The request
Reproduce the listing below without changes, except that pictures are left out.

Data lines
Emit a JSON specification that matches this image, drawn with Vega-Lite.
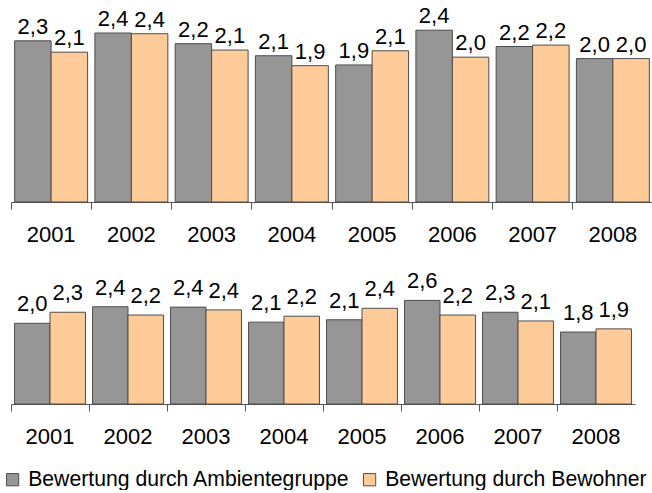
{
  "$schema": "https://vega.github.io/schema/vega-lite/v6.json",
  "padding": {"left": 2, "top": 0, "right": 0, "bottom": 0},
  "background": "white",
  "config": {
    "view": {"stroke": null},
    "font": "Liberation Sans",
    "concat": {"spacing": 21},
    "axisX": {
      "title": null, "labelAngle": 0, "labelFontSize": 22, "labelColor": "#000000",
      "labelFont": "Liberation Sans", "domainColor": "#555555", "tickColor": "#555555",
      "tickSize": 7, "bandPosition": 0, "labelPadding": 15, "grid": false, "labelBound": false, "labelOverlap": false
    },
    "legend": {
      "orient": "none", "legendX": -9, "legendY": 469, "direction": "horizontal",
      "title": null, "symbolType": "square", "symbolSize": 150, "labelFontSize": 21.2,
      "labelFont": "Liberation Sans", "labelColor": "#000000", "columnPadding": 9, "labelOffset": 5,
      "symbolStrokeColor": "#4d4d4d", "symbolStrokeWidth": 1, "labelLimit": 500, "symbolOffset": 0
    }
  },
  "datasets": {
    "top": [
      {"year": "2001", "series": "Bewertung durch Ambientegruppe", "value": 2.27, "label": "2,3"},
      {"year": "2001", "series": "Bewertung durch Bewohner", "value": 2.11, "label": "2,1"},
      {"year": "2002", "series": "Bewertung durch Ambientegruppe", "value": 2.38, "label": "2,4"},
      {"year": "2002", "series": "Bewertung durch Bewohner", "value": 2.37, "label": "2,4"},
      {"year": "2003", "series": "Bewertung durch Ambientegruppe", "value": 2.23, "label": "2,2"},
      {"year": "2003", "series": "Bewertung durch Bewohner", "value": 2.14, "label": "2,1"},
      {"year": "2004", "series": "Bewertung durch Ambientegruppe", "value": 2.06, "label": "2,1"},
      {"year": "2004", "series": "Bewertung durch Bewohner", "value": 1.92, "label": "1,9"},
      {"year": "2005", "series": "Bewertung durch Ambientegruppe", "value": 1.93, "label": "1,9"},
      {"year": "2005", "series": "Bewertung durch Bewohner", "value": 2.13, "label": "2,1"},
      {"year": "2006", "series": "Bewertung durch Ambientegruppe", "value": 2.42, "label": "2,4"},
      {"year": "2006", "series": "Bewertung durch Bewohner", "value": 2.04, "label": "2,0"},
      {"year": "2007", "series": "Bewertung durch Ambientegruppe", "value": 2.19, "label": "2,2"},
      {"year": "2007", "series": "Bewertung durch Bewohner", "value": 2.21, "label": "2,2"},
      {"year": "2008", "series": "Bewertung durch Ambientegruppe", "value": 2.02, "label": "2,0"},
      {"year": "2008", "series": "Bewertung durch Bewohner", "value": 2.02, "label": "2,0"}
    ],
    "bottom": [
      {"year": "2001", "series": "Bewertung durch Ambientegruppe", "value": 2.04, "label": "2,0"},
      {"year": "2001", "series": "Bewertung durch Bewohner", "value": 2.32, "label": "2,3"},
      {"year": "2002", "series": "Bewertung durch Ambientegruppe", "value": 2.46, "label": "2,4"},
      {"year": "2002", "series": "Bewertung durch Bewohner", "value": 2.25, "label": "2,2"},
      {"year": "2003", "series": "Bewertung durch Ambientegruppe", "value": 2.45, "label": "2,4"},
      {"year": "2003", "series": "Bewertung durch Bewohner", "value": 2.38, "label": "2,4"},
      {"year": "2004", "series": "Bewertung durch Ambientegruppe", "value": 2.07, "label": "2,1"},
      {"year": "2004", "series": "Bewertung durch Bewohner", "value": 2.22, "label": "2,2"},
      {"year": "2005", "series": "Bewertung durch Ambientegruppe", "value": 2.13, "label": "2,1"},
      {"year": "2005", "series": "Bewertung durch Bewohner", "value": 2.42, "label": "2,4"},
      {"year": "2006", "series": "Bewertung durch Ambientegruppe", "value": 2.62, "label": "2,6"},
      {"year": "2006", "series": "Bewertung durch Bewohner", "value": 2.25, "label": "2,2"},
      {"year": "2007", "series": "Bewertung durch Ambientegruppe", "value": 2.32, "label": "2,3"},
      {"year": "2007", "series": "Bewertung durch Bewohner", "value": 2.1, "label": "2,1"},
      {"year": "2008", "series": "Bewertung durch Ambientegruppe", "value": 1.82, "label": "1,8"},
      {"year": "2008", "series": "Bewertung durch Bewohner", "value": 1.9, "label": "1,9"}
    ]
  },
  "vconcat": [
    {
      "width": 642,
      "height": 202,
      "data": {"name": "top"},
      "encoding": {
        "x": {"field": "year", "type": "nominal", "scale": {"paddingInner": 0, "paddingOuter": 0}},
        "xOffset": {"field": "series", "type": "nominal", "scale": {"paddingOuter": 0.1, "paddingInner": 0}},
        "y": {"field": "value", "type": "quantitative", "scale": {"domain": [0, 2.845], "nice": false, "zero": true}, "axis": null}
      },
      "layer": [
        {
          "mark": {"type": "bar", "stroke": "#4d4d4d", "strokeWidth": 1},
          "encoding": {
            "color": {
              "field": "series", "type": "nominal",
              "scale": {"domain": ["Bewertung durch Ambientegruppe", "Bewertung durch Bewohner"], "range": ["#969696", "#FFCC99"]}
            }
          }
        },
        {
          "mark": {"type": "text", "baseline": "bottom", "dy": -2, "fontSize": 22, "font": "Liberation Sans", "color": "#000000"},
          "encoding": {"text": {"field": "label", "type": "nominal"}}
        }
      ]
    },
    {
      "width": 624,
      "height": 138,
      "data": {"name": "bottom"},
      "encoding": {
        "x": {"field": "year", "type": "nominal", "scale": {"paddingInner": 0, "paddingOuter": 0}},
        "xOffset": {"field": "series", "type": "nominal", "scale": {"paddingOuter": 0.1, "paddingInner": 0}},
        "y": {"field": "value", "type": "quantitative", "scale": {"domain": [0, 3.49], "nice": false, "zero": true}, "axis": null}
      },
      "layer": [
        {
          "mark": {"type": "bar", "stroke": "#4d4d4d", "strokeWidth": 1},
          "encoding": {
            "color": {
              "field": "series", "type": "nominal",
              "scale": {"domain": ["Bewertung durch Ambientegruppe", "Bewertung durch Bewohner"], "range": ["#969696", "#FFCC99"]}
            }
          }
        },
        {
          "mark": {"type": "text", "baseline": "bottom", "dy": -7, "fontSize": 22, "font": "Liberation Sans", "color": "#000000"},
          "encoding": {"text": {"field": "label", "type": "nominal"}}
        }
      ]
    }
  ],
  "resolve": {"scale": {"x": "independent", "y": "independent", "xOffset": "independent"}}
}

Finished answer
Emit a JSON specification that matches this image, drawn with Vega-Lite.
{
  "$schema": "https://vega.github.io/schema/vega-lite/v6.json",
  "padding": {"left": 2, "top": 0, "right": 0, "bottom": 0},
  "background": "white",
  "config": {
    "view": {"stroke": null},
    "font": "Liberation Sans",
    "concat": {"spacing": 21},
    "axisX": {
      "title": null, "labelAngle": 0, "labelFontSize": 22, "labelColor": "#000000",
      "labelFont": "Liberation Sans", "domainColor": "#555555", "tickColor": "#555555",
      "tickSize": 7, "bandPosition": 0, "labelPadding": 15, "grid": false, "labelBound": false, "labelOverlap": false
    },
    "legend": {
      "orient": "none", "legendX": -9, "legendY": 469, "direction": "horizontal",
      "title": null, "symbolType": "square", "symbolSize": 150, "labelFontSize": 21.2,
      "labelFont": "Liberation Sans", "labelColor": "#000000", "columnPadding": 9, "labelOffset": 5,
      "symbolStrokeColor": "#4d4d4d", "symbolStrokeWidth": 1, "labelLimit": 500, "symbolOffset": 0
    }
  },
  "datasets": {
    "top": [
      {"year": "2001", "series": "Bewertung durch Ambientegruppe", "value": 2.27, "label": "2,3"},
      {"year": "2001", "series": "Bewertung durch Bewohner", "value": 2.11, "label": "2,1"},
      {"year": "2002", "series": "Bewertung durch Ambientegruppe", "value": 2.38, "label": "2,4"},
      {"year": "2002", "series": "Bewertung durch Bewohner", "value": 2.37, "label": "2,4"},
      {"year": "2003", "series": "Bewertung durch Ambientegruppe", "value": 2.23, "label": "2,2"},
      {"year": "2003", "series": "Bewertung durch Bewohner", "value": 2.14, "label": "2,1"},
      {"year": "2004", "series": "Bewertung durch Ambientegruppe", "value": 2.06, "label": "2,1"},
      {"year": "2004", "series": "Bewertung durch Bewohner", "value": 1.92, "label": "1,9"},
      {"year": "2005", "series": "Bewertung durch Ambientegruppe", "value": 1.93, "label": "1,9"},
      {"year": "2005", "series": "Bewertung durch Bewohner", "value": 2.13, "label": "2,1"},
      {"year": "2006", "series": "Bewertung durch Ambientegruppe", "value": 2.42, "label": "2,4"},
      {"year": "2006", "series": "Bewertung durch Bewohner", "value": 2.04, "label": "2,0"},
      {"year": "2007", "series": "Bewertung durch Ambientegruppe", "value": 2.19, "label": "2,2"},
      {"year": "2007", "series": "Bewertung durch Bewohner", "value": 2.21, "label": "2,2"},
      {"year": "2008", "series": "Bewertung durch Ambientegruppe", "value": 2.02, "label": "2,0"},
      {"year": "2008", "series": "Bewertung durch Bewohner", "value": 2.02, "label": "2,0"}
    ],
    "bottom": [
      {"year": "2001", "series": "Bewertung durch Ambientegruppe", "value": 2.04, "label": "2,0"},
      {"year": "2001", "series": "Bewertung durch Bewohner", "value": 2.32, "label": "2,3"},
      {"year": "2002", "series": "Bewertung durch Ambientegruppe", "value": 2.46, "label": "2,4"},
      {"year": "2002", "series": "Bewertung durch Bewohner", "value": 2.25, "label": "2,2"},
      {"year": "2003", "series": "Bewertung durch Ambientegruppe", "value": 2.45, "label": "2,4"},
      {"year": "2003", "series": "Bewertung durch Bewohner", "value": 2.38, "label": "2,4"},
      {"year": "2004", "series": "Bewertung durch Ambientegruppe", "value": 2.07, "label": "2,1"},
      {"year": "2004", "series": "Bewertung durch Bewohner", "value": 2.22, "label": "2,2"},
      {"year": "2005", "series": "Bewertung durch Ambientegruppe", "value": 2.13, "label": "2,1"},
      {"year": "2005", "series": "Bewertung durch Bewohner", "value": 2.42, "label": "2,4"},
      {"year": "2006", "series": "Bewertung durch Ambientegruppe", "value": 2.62, "label": "2,6"},
      {"year": "2006", "series": "Bewertung durch Bewohner", "value": 2.25, "label": "2,2"},
      {"year": "2007", "series": "Bewertung durch Ambientegruppe", "value": 2.32, "label": "2,3"},
      {"year": "2007", "series": "Bewertung durch Bewohner", "value": 2.1, "label": "2,1"},
      {"year": "2008", "series": "Bewertung durch Ambientegruppe", "value": 1.82, "label": "1,8"},
      {"year": "2008", "series": "Bewertung durch Bewohner", "value": 1.9, "label": "1,9"}
    ]
  },
  "vconcat": [
    {
      "width": 642,
      "height": 202,
      "data": {"name": "top"},
      "encoding": {
        "x": {"field": "year", "type": "nominal", "scale": {"paddingInner": 0, "paddingOuter": 0}},
        "xOffset": {"field": "series", "type": "nominal", "scale": {"paddingOuter": 0.1, "paddingInner": 0}},
        "y": {"field": "value", "type": "quantitative", "scale": {"domain": [0, 2.845], "nice": false, "zero": true}, "axis": null}
      },
      "layer": [
        {
          "mark": {"type": "bar", "stroke": "#4d4d4d", "strokeWidth": 1},
          "encoding": {
            "color": {
              "field": "series", "type": "nominal",
              "scale": {"domain": ["Bewertung durch Ambientegruppe", "Bewertung durch Bewohner"], "range": ["#969696", "#FFCC99"]}
            }
          }
        },
        {
          "mark": {"type": "text", "baseline": "bottom", "dy": -2, "fontSize": 22, "font": "Liberation Sans", "color": "#000000"},
          "encoding": {"text": {"field": "label", "type": "nominal"}}
        }
      ]
    },
    {
      "width": 624,
      "height": 138,
      "data": {"name": "bottom"},
      "encoding": {
        "x": {"field": "year", "type": "nominal", "scale": {"paddingInner": 0, "paddingOuter": 0}},
        "xOffset": {"field": "series", "type": "nominal", "scale": {"paddingOuter": 0.1, "paddingInner": 0}},
        "y": {"field": "value", "type": "quantitative", "scale": {"domain": [0, 3.49], "nice": false, "zero": true}, "axis": null}
      },
      "layer": [
        {
          "mark": {"type": "bar", "stroke": "#4d4d4d", "strokeWidth": 1},
          "encoding": {
            "color": {
              "field": "series", "type": "nominal",
              "scale": {"domain": ["Bewertung durch Ambientegruppe", "Bewertung durch Bewohner"], "range": ["#969696", "#FFCC99"]}
            }
          }
        },
        {
          "mark": {"type": "text", "baseline": "bottom", "dy": -7, "fontSize": 22, "font": "Liberation Sans", "color": "#000000"},
          "encoding": {"text": {"field": "label", "type": "nominal"}}
        }
      ]
    }
  ],
  "resolve": {"scale": {"x": "independent", "y": "independent", "xOffset": "independent"}}
}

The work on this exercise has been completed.